The country should receive at least 58.3 million euros from the EU to support the economic sectors most affected by the UK's exit from the Single Market.
Portugal should receive at least 58.3 million euros from the reserve created by the EU to support the economic sectors most affected by the UK’s exit from the Single Market, the European Commission said on Wednesday.
This figure (in current prices) concerns the first instalment of this post-Brexit reserve, the distribution of which has yet to be approved by member states and the European Parliament.
Following the announcement of the creation of this reserve last December, the European Commissioner for Cohesion and Reforms, Portugal’s Elisa Ferreira, on Wednesday specified the amounts allocated to each country.
In a post on Twitter, the European Commissioner speaks of an adaptation reserve of around 5 billion euros for the 27 member states in total, which aims to support countries, regions, sectors most affected.
According to the document, some 4.245 billion euros in current prices (4 billion euros in constant prices) is expected to be paid out this year and the remaining €1.1 billion (€1 billion in constant prices) will be distributed by 2024.
Also based on this table published on the internet, Ireland and the Netherlands should be the main beneficiaries of the matching reserve, a list which is also led by Germany, France and Belgium.

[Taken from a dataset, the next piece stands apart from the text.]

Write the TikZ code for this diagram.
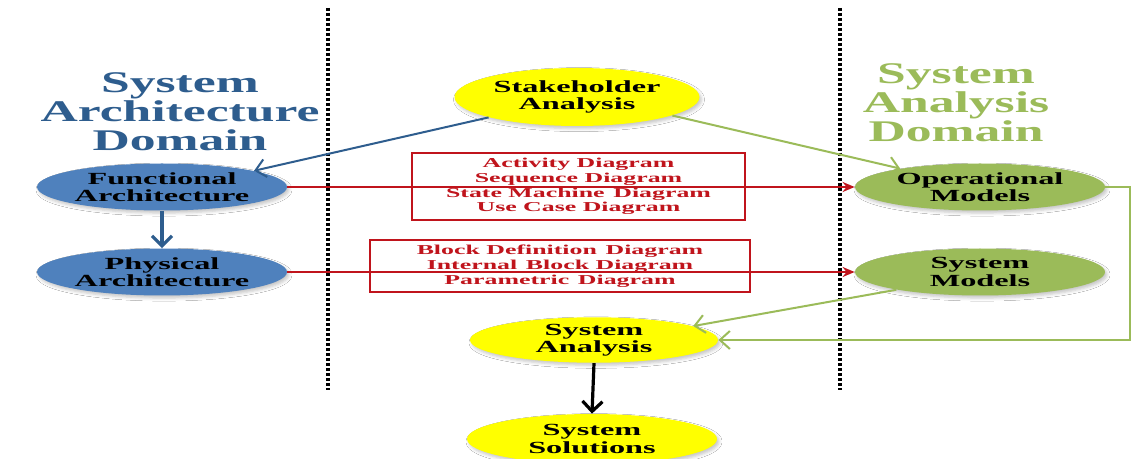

Like Portugal, in this first instalment, Ireland is expected to receive 1.052 billion euros, the Netherlands 757.4 million, Germany 455.4 million, France 420.8 million and Belgium 324.1 million.
This adjustment reserve is on the agenda of a meeting of EU-27 Ambassadors in Brussels on Wednesday.
In the proposal made at the end of December, the European Commission said that the allocation of the funds would take into account the importance of trade with the UK and the importance of fisheries in the UK Exclusive Economic Zone.
The post-Brexit agreement between the EU and the UK, which entered into force on 1 January 2021, allows both parties to continue to negotiate without quotas or tariffs.
However, this agreement does not avoid new costs and bureaucracy for European companies doing business with the UK.